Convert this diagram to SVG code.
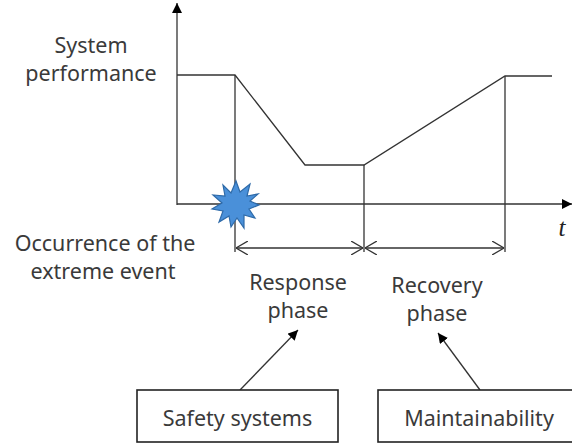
<svg xmlns="http://www.w3.org/2000/svg" width="572" height="445" viewBox="0 0 572 445">
<defs>
<style>
.ln{stroke:#333;stroke-width:1.3;fill:none}
.tx{font-family:"Noto Sans","Liberation Sans",sans-serif;font-size:21.5px;fill:#3a3a3a;text-anchor:middle}
.box{fill:#fff;stroke:#222;stroke-width:1.6}
</style>
<marker id="fa" viewBox="0 0 10 10" refX="10" refY="5" markerWidth="10" markerHeight="10" markerUnits="userSpaceOnUse" orient="auto">
<path d="M0,0 L10,5 L0,10 Z" fill="#000"/>
</marker>
<marker id="oa" viewBox="0 0 12 14" refX="12" refY="7" markerWidth="12" markerHeight="14" markerUnits="userSpaceOnUse" orient="auto-start-reverse">
<path d="M0,0 L12,7 L0,14" fill="none" stroke="#333" stroke-width="1.3"/>
</marker>
</defs>
<rect width="572" height="445" fill="#fff"/>
<g id="connectors">
<line class="ln" x1="177" y1="205" x2="177" y2="3" marker-end="url(#fa)"/>
<line class="ln" x1="177" y1="204" x2="572" y2="204" marker-end="url(#fa)"/>
<polyline class="ln" points="177,75 235,75 305,165 364,165 505,76 552,76"/>
<line class="ln" x1="235" y1="75" x2="235" y2="252"/>
<line class="ln" x1="364" y1="165" x2="364" y2="252"/>
<line class="ln" x1="505" y1="76" x2="505" y2="252"/>
<line class="ln" x1="236" y1="248" x2="363" y2="248" marker-start="url(#oa)" marker-end="url(#oa)"/>
<line class="ln" x1="365" y1="248" x2="504" y2="248" marker-start="url(#oa)" marker-end="url(#oa)"/>
<line class="ln" x1="240" y1="390" x2="298" y2="330" marker-end="url(#fa)"/>
<line class="ln" x1="480" y1="390" x2="438" y2="333" marker-end="url(#fa)"/>
</g>
<g id="event">
<polygon points="259,205 249,209 255,218 244,215 244,228 237,218 231,227 229,216 219,222 223,211 212,209 222,203 213,195 225,196 223,185 231,193 236,181 240,192 250,184 247,196 258,194 250,201" fill="#4a90d9" stroke="#2e6aa8" stroke-width="1.2"/>
</g>
<g id="labels">
<text class="tx" x="91" y="53">System</text>
<text class="tx" x="91" y="81">performance</text>
<text class="tx" x="105" y="251">Occurrence of the</text>
<text class="tx" x="103" y="279">extreme event</text>
<text class="tx" x="298" y="290">Response</text>
<text class="tx" x="298" y="318">phase</text>
<text class="tx" x="437" y="293">Recovery</text>
<text class="tx" x="437" y="321">phase</text>
<text x="562" y="236" style="font-family:'Liberation Serif',serif;font-style:italic;font-size:25px;fill:#222;text-anchor:middle">t</text>
</g>
<g id="safety">
<rect class="box" x="137" y="390" width="201" height="52"/>
<text class="tx" x="237.5" y="426">Safety systems</text>
</g>
<g id="maintainability">
<rect class="box" x="378" y="390" width="202" height="52"/>
<text class="tx" x="479" y="426">Maintainability</text>
</g>
</svg>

★ ★ ★ ★ ★ ★ ★

### Goal
Without including any pictures, print all of the material exactly as given.

### Expected answer
Convert this diagram to SVG code.
<svg xmlns="http://www.w3.org/2000/svg" width="572" height="445" viewBox="0 0 572 445">
<defs>
<style>
.ln{stroke:#333;stroke-width:1.3;fill:none}
.tx{font-family:"Noto Sans","Liberation Sans",sans-serif;font-size:21.5px;fill:#3a3a3a;text-anchor:middle}
.box{fill:#fff;stroke:#222;stroke-width:1.6}
</style>
<marker id="fa" viewBox="0 0 10 10" refX="10" refY="5" markerWidth="10" markerHeight="10" markerUnits="userSpaceOnUse" orient="auto">
<path d="M0,0 L10,5 L0,10 Z" fill="#000"/>
</marker>
<marker id="oa" viewBox="0 0 12 14" refX="12" refY="7" markerWidth="12" markerHeight="14" markerUnits="userSpaceOnUse" orient="auto-start-reverse">
<path d="M0,0 L12,7 L0,14" fill="none" stroke="#333" stroke-width="1.3"/>
</marker>
</defs>
<rect width="572" height="445" fill="#fff"/>
<g id="connectors">
<line class="ln" x1="177" y1="205" x2="177" y2="3" marker-end="url(#fa)"/>
<line class="ln" x1="177" y1="204" x2="572" y2="204" marker-end="url(#fa)"/>
<polyline class="ln" points="177,75 235,75 305,165 364,165 505,76 552,76"/>
<line class="ln" x1="235" y1="75" x2="235" y2="252"/>
<line class="ln" x1="364" y1="165" x2="364" y2="252"/>
<line class="ln" x1="505" y1="76" x2="505" y2="252"/>
<line class="ln" x1="236" y1="248" x2="363" y2="248" marker-start="url(#oa)" marker-end="url(#oa)"/>
<line class="ln" x1="365" y1="248" x2="504" y2="248" marker-start="url(#oa)" marker-end="url(#oa)"/>
<line class="ln" x1="240" y1="390" x2="298" y2="330" marker-end="url(#fa)"/>
<line class="ln" x1="480" y1="390" x2="438" y2="333" marker-end="url(#fa)"/>
</g>
<g id="event">
<polygon points="259,205 249,209 255,218 244,215 244,228 237,218 231,227 229,216 219,222 223,211 212,209 222,203 213,195 225,196 223,185 231,193 236,181 240,192 250,184 247,196 258,194 250,201" fill="#4a90d9" stroke="#2e6aa8" stroke-width="1.2"/>
</g>
<g id="labels">
<text class="tx" x="91" y="53">System</text>
<text class="tx" x="91" y="81">performance</text>
<text class="tx" x="105" y="251">Occurrence of the</text>
<text class="tx" x="103" y="279">extreme event</text>
<text class="tx" x="298" y="290">Response</text>
<text class="tx" x="298" y="318">phase</text>
<text class="tx" x="437" y="293">Recovery</text>
<text class="tx" x="437" y="321">phase</text>
<text x="562" y="236" style="font-family:'Liberation Serif',serif;font-style:italic;font-size:25px;fill:#222;text-anchor:middle">t</text>
</g>
<g id="safety">
<rect class="box" x="137" y="390" width="201" height="52"/>
<text class="tx" x="237.5" y="426">Safety systems</text>
</g>
<g id="maintainability">
<rect class="box" x="378" y="390" width="202" height="52"/>
<text class="tx" x="479" y="426">Maintainability</text>
</g>
</svg>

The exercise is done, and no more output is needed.